I’m not always the best version of myself when I’m feeling anxious or troubled at work. More times than not, I walk around thinking that people are out to get me when, in fact, the opposite is true. People root for me and celebrate my successes.
So, I was both surprised and not surprised to hear from a former colleague of mine who sent an incredibly gracious and thoughtful note.
Received an email today from the famous Laurie R. Took a few moments to read about all you have achieved. You are making quite an impact in the world. Love your passion and brilliance. Wanted to say hello and let you know that I am very impressed and happy for you.

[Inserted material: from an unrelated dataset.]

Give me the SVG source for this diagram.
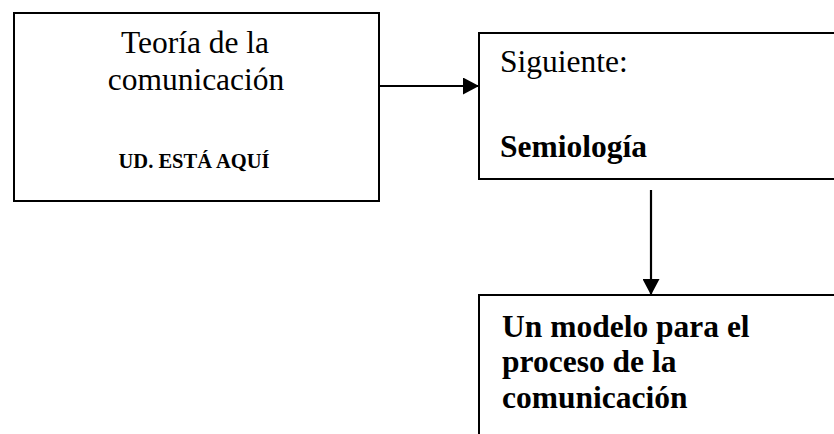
<svg xmlns="http://www.w3.org/2000/svg" width="834" height="434" viewBox="0 0 834 434">
<defs>
<style>
.box{fill:#fff;stroke:#000;stroke-width:2}
.t{font-family:"Liberation Serif","Times New Roman",serif;fill:#000}
.b{font-weight:bold}
.conn{stroke:#000;stroke-width:2.2;fill:none}
</style>
<marker id="ah" markerUnits="userSpaceOnUse" markerWidth="16" markerHeight="17" viewBox="0 0 16 17" refX="16" refY="8.5" orient="auto">
<path d="M0,0 L16,8.5 L0,17 Z" fill="#000"/>
</marker>
</defs>
<rect width="834" height="434" fill="#fff"/>
<g id="connectors">
<line class="conn" x1="379" y1="86" x2="479" y2="86" marker-end="url(#ah)"/>
<line class="conn" x1="651" y1="190" x2="651" y2="295" marker-end="url(#ah)"/>
</g>
<g id="teoria">
<rect class="box" x="14" y="13" width="365" height="188"/>
<text class="t" x="195" y="53" font-size="31.5" text-anchor="middle">Teoría de la</text>
<text class="t" x="196" y="90" font-size="31.5" text-anchor="middle">comunicación</text>
<text class="t b" x="194" y="168" font-size="20.5" text-anchor="middle">UD. ESTÁ AQUÍ</text>
</g>
<g id="semiologia">
<rect class="box" x="479" y="33" width="370" height="146"/>
<text class="t" x="500" y="72" font-size="31.5">Siguiente:</text>
<text class="t b" x="500" y="157" font-size="31.5">Semiología</text>
</g>
<g id="modelo">
<rect class="box" x="479" y="295" width="370" height="160"/>
<text class="t b" x="502" y="337" font-size="31.5">Un modelo para el</text>
<text class="t b" x="502" y="372" font-size="31.5">proceso de la</text>
<text class="t b" x="502" y="408" font-size="31.5">comunicación</text>
</g>
</svg>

Best of success and happiness as you continue to light fires!
You see, the relationship with my colleague didn’t end on the best note. It’s not like we were mortal enemies, but we certainly weren’t friends. And our falling out was stupid. The stakes, which seemed so high at the time, were incredibly small.
That’s why the email was such an act of grace. Out of nowhere, when I least expected it, I’m the benefactor of genuine goodwill and implied forgiveness.
My first thought was, “I don’t deserve it.”
My second thought was, “I don’t know what to do with it. ”
Finally, I remembered that I’m an adult with manners and said thank you. I sent a brief note because sometimes I’m at a loss for words. It was the best I could do at that moment, but it was earnest.
The nice thing about grace is that it doesn’t require you to do a song and dance. It’s given — whether you want it or not — and you get to choose how to respond.
So, what I’ve done over the past week is think about all the people in my life who could use a note like the one I’ve received. And I’ve sent a few. No drama. No speeches. Just a warm and heartfelt hope that life continues to go well for them.
Couldn’t we all use more of that in our lives, right now?